In all of human history, there have been but very few individuals whose accomplishments are recounted again and again undimmed by time, whose legends have grown only brighter with the passing of the years, and whose names can stir fierce emotion and wonder at a distance of millennia. Alexander is perhaps the greatest of all such paragons of humanity, whose life and exploits are the near-incredible stuff of myth and fable.

Silver dekadrachms, be they of Athens, Syracuse, Akragas or Carthage, have ever been amongst the most desired and sought-after of ancient coins by virtue of their impressive size and weight, and the large canvas they presented for the showcasing of the engraver's art. Though considered 'rare', the surviving dekadrachms of Syracuse number in the high hundreds or low thousands, and those of Athens in the dozens.
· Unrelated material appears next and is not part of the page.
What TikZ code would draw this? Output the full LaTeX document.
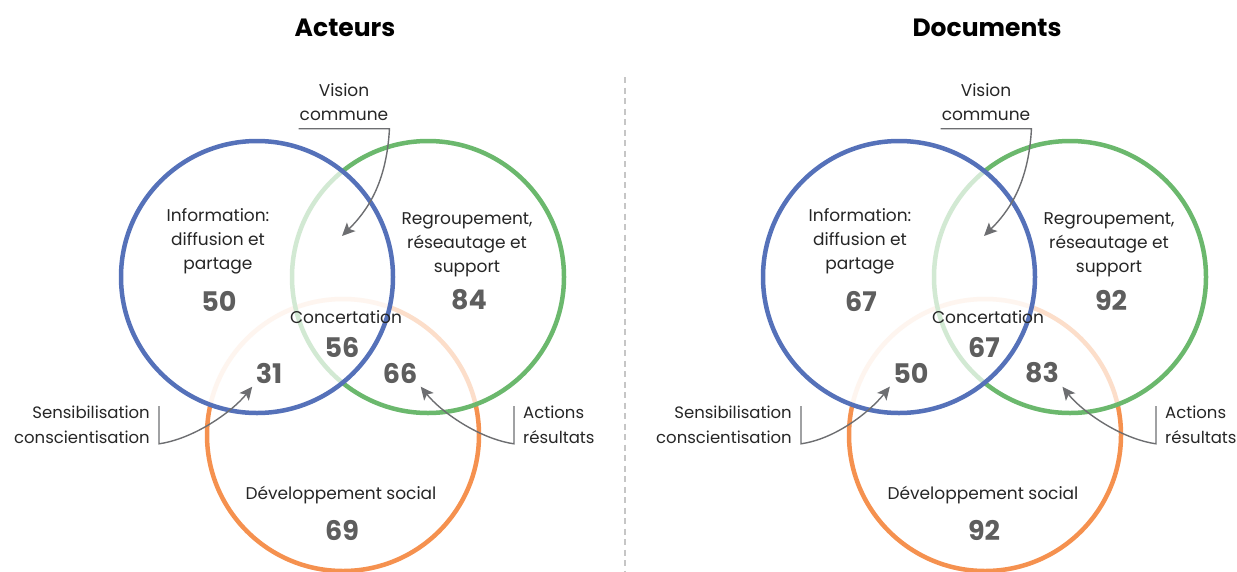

Fewer than twenty dekadrachms of Alexander are known to exist today - figurative grains of sand on a beach amidst the hundreds of thousands of surviving tetradrachms, drachms, staters and other fractions. The extreme rarity of Alexander's dekadrachms has therefore contributed an aura of unobtainability to the mystery of this most iconic coinage. Missing from most of the world's major institutional collections, the majority of the examples known today originated from the 1973 'Babylon' Hoard (sometimes also referred to as the Mesopotamia Hoard), and a smaller 1989 find that Martin Price believed to be a part of the original 1973 deposit. The eight coins that are known to have come from these two groups form the backbone of the Dekadrachm corpus.

Struck in three emissions from a mint generally considered to be at Babylon, but possibly Susa or Ekbatana, the dekadrachms formed part of a massive conversion of bullion seized from the Persian Royal treasuries at Susa and Persepolis - some 180,000 Attic talents (4,680 metric tons) were liberated from those vaults, converted by decree of the King into ready coinage to meet the expenses of his vast empire and to pay his beloved soldiers. That so few examples of this large denomination survive today is potentially indicative of a special significance or purpose for these coins. It is certainly tempting to think - as many often have - that they represent presentation pieces intended for certain men of rank, and that Alexander, who was well known for his love of giving gifts, may have distributed them personally. In reality though, their low survival rate is probably due to the impracticality of the denomination, since the ubiquitous tetradrachm was the more common and more convenient medium of payment.

Regardless of its intended purpose, and though it represents only a small splinter that survives of Alexander's great vision, today his dekadrachms are one of the most tangible artefacts of his reign, and amongst the greatest prizes of ancient Greek numismatics.